Dann startet die zweite Phase, der "Dauerlauf". 2 x 30 Minuten bei 99% mit 5 Minuten Pause dazwischen.
Jetzt messe ich direkt am Spindelhals. TempFühler mit Wärmeleitpaste angeklebt.
- erster Lauf nach 15 Minuten 99% = 60 Grad. Heiß. Nicht mehr anfassen!
- erster Lauf nach 30 Minuten 99% = 58 Grad. Wieder etwas mehr Schmierung und leichterer Lauf
- nach 5 Minuten Pause: 52 Grad. Die Sperrluftpumpe läuft die gesamte Zeit!

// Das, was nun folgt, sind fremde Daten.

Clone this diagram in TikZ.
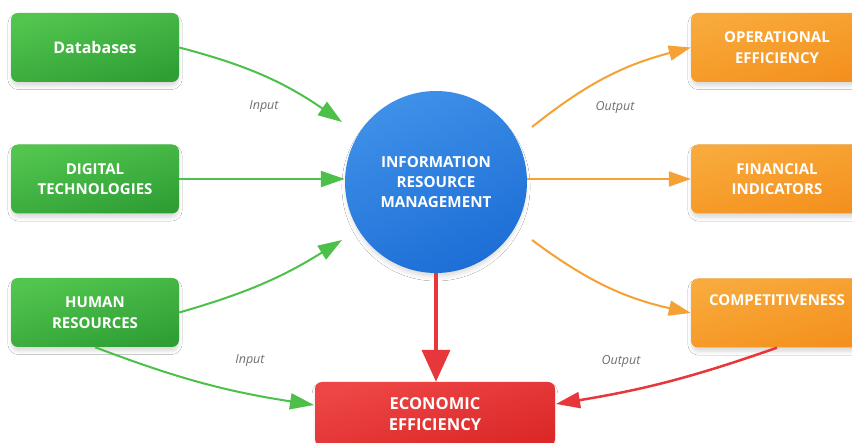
\documentclass[tikz,border=0pt]{standalone}
\usepackage{fontspec}
\setmainfont{Open Sans}
\usetikzlibrary{arrows.meta,shadows.blur}

% 配色
\definecolor{greenA}{HTML}{52C54E}
\definecolor{greenB}{HTML}{2F9F35}
\definecolor{orangeA}{HTML}{F8AA3C}
\definecolor{orangeB}{HTML}{F4911E}
\definecolor{redA}{HTML}{EE4646}
\definecolor{redB}{HTML}{DC2828}
\definecolor{blueA}{HTML}{3E90E8}
\definecolor{blueB}{HTML}{1D6ED6}
\definecolor{lineGreen}{HTML}{4DC049}
\definecolor{lineOrange}{HTML}{F6A133}
\definecolor{lineRed}{HTML}{E8373A}
\definecolor{lblGray}{HTML}{707070}

\tikzset{
  box/.style={rounded corners=7pt, minimum width=168pt, minimum height=69pt,
    align=center, text=white, inner sep=0pt,
    font=\bfseries\fontsize{15}{20.5}\selectfont,
    blur shadow={shadow xshift=0pt, shadow yshift=-4pt, shadow scale=0.99,
      shadow blur steps=8, shadow blur radius=4pt, shadow opacity=16}},
  inbox/.style={box, top color=greenA, bottom color=greenB, shading angle=15},
  outbox/.style={box, minimum width=172pt, top color=orangeA, bottom color=orangeB, shading angle=15},
  ecobox/.style={box, minimum width=240pt, minimum height=64pt,
    font=\bfseries\fontsize{16.5}{20.5}\selectfont,
    top color=redA, bottom color=redB, shading angle=15},
  hub/.style={circle, minimum size=182pt, inner sep=0pt, align=center, text=white,
    font=\bfseries\fontsize{15.2}{20}\selectfont,
    top color=blueA, bottom color=blueB, shading angle=25,
    blur shadow={shadow xshift=0pt, shadow yshift=-5pt, shadow scale=0.98,
      shadow blur steps=8, shadow blur radius=5pt, shadow opacity=16}},
  inarrow/.style={draw=lineGreen, line width=2pt, -{Triangle[length=24pt,width=16pt]}},
  outarrow/.style={draw=lineOrange, line width=2pt, -{Triangle[length=22pt,width=15pt]}},
  ecoarrow/.style={draw=lineRed, line width=2.5pt, -{Triangle[length=24pt,width=16pt]}},
  bigarrow/.style={draw=lineRed, line width=4pt, -{Triangle[length=32pt,width=28pt]}},
  lbl/.style={font=\itshape\fontsize{12.5}{13}\selectfont, text=lblGray},
}

\begin{document}
\begin{tikzpicture}[x=1pt, y=-1pt]

  % 画布
  \path[use as bounding box, clip] (0,0) rectangle (852,443);
  \fill[white] (0,0) rectangle (852,443);

  % 左侧输入方框
  \node[inbox] (db)   at (95,47.5)  {\fontsize{16}{20}\selectfont Databases};
  \node[inbox] (digi) at (95,179)   {DIGITAL\\TECHNOLOGIES};
  \node[inbox] (hr)   at (95,312.5) {HUMAN\\RESOURCES};

  % 中心圆
  \node[hub] (irm) at (436,182) {INFORMATION\\RESOURCE\\MANAGEMENT};

  % 右侧输出方框
  \node[outbox] (ope)  at (777,47.5) {OPERATIONAL\\EFFICIENCY};
  \node[outbox] (fin)  at (777,179)  {FINANCIAL\\INDICATORS};
  \node[outbox] (comp) at (777,313)  {COMPETITIVENESS\\\strut};

  % 底部结果方框
  \node[ecobox] (eco) at (435,414) {ECONOMIC\\EFFICIENCY};

  % 箭头端点
  \coordinate (in1)  at (342,122);
  \coordinate (in3)  at (342,240);
  \coordinate (out1) at (532,127);
  \coordinate (out3) at (532,240);
  \coordinate (ecoL) at (314,405);
  \coordinate (ecoR) at (556,404);

  % 输入箭头
  \draw[inarrow] (db.east) to[bend left=10] (in1);
  \draw[inarrow] (digi.east) -- (digi.east -| irm.west);
  \draw[inarrow] (hr.east) to[bend right=8] (in3);
  \draw[inarrow] (hr.south) to[bend right=6] (ecoL);

  % 输出箭头
  \draw[outarrow] (out1) to[bend left=12] (ope.west);
  \draw[outarrow] (irm.east |- fin.west) -- (fin.west);
  \draw[outarrow] (out3) to[bend right=12] (comp.west);
  \draw[ecoarrow] (comp.south) to[bend left=5] (ecoR);

  % 中心到底部
  \draw[bigarrow] (irm.south) -- (irm.south |- eco.north);

  % 标签
  \node[lbl] (lin1)  at (264,107) {Input};
  \node[lbl] (lout1) at (615,107) {Output};
  \node[lbl] (lin2)  at (250,361) {Input};
  \node[lbl] (lout2) at (621,361) {Output};

\end{tikzpicture}
\end{document}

- zweiter Lauf nach 30 Minuten 99% = 56 Grad.
Fertig
Diese Temperaturen werden bei Volldampf auch den Fräser etwas(?) anwärmen. Wie sich das auswirkt, wird man sehen und erfahren. Wie gesagt, alle Werte gelten ohne Fräsbelastung! Das Steuergerät bleibt mit leichtem Lüftergeräusch die ganze Zeit ruhig.
Fazit
Ein schönes Gerät hat Stepcraft da entwickelt. Wenn Leistungstests den ersten positiven Eindruck verstärken, könnte das Teil auf dem Markt Furore machen! Die Hitze könnte u.U. eine Optimierung erforderlich machen. Ich denke da an eine kleine Wasserkühlung (asserhalb der Spindel). Falls notwendig. Ich habe wenig Spindelerfahrung und kenne sonst nur die tonnenschweren, mit eigenem Druckwasseranschluß versehenen Monsterautomaten in der Industrie. Die Crew hier im Forum wird meine Starterfahrungen mit der "Hobby-Spindel" sicher gut ergänzen!
So, jetzt muss ich noch ein wenig Farbe aus Bohrlöchern der Fräse schaben (das ist eine echte "Challenge", nicht wahr "Old-Papa"?), bevor ich die Spindel mitfahren lasse und dann auch Filme auf meiner Webseite zeigen kann. Bis dahin bin ich gespannt auf weitere Spindelberichte hier im Forum.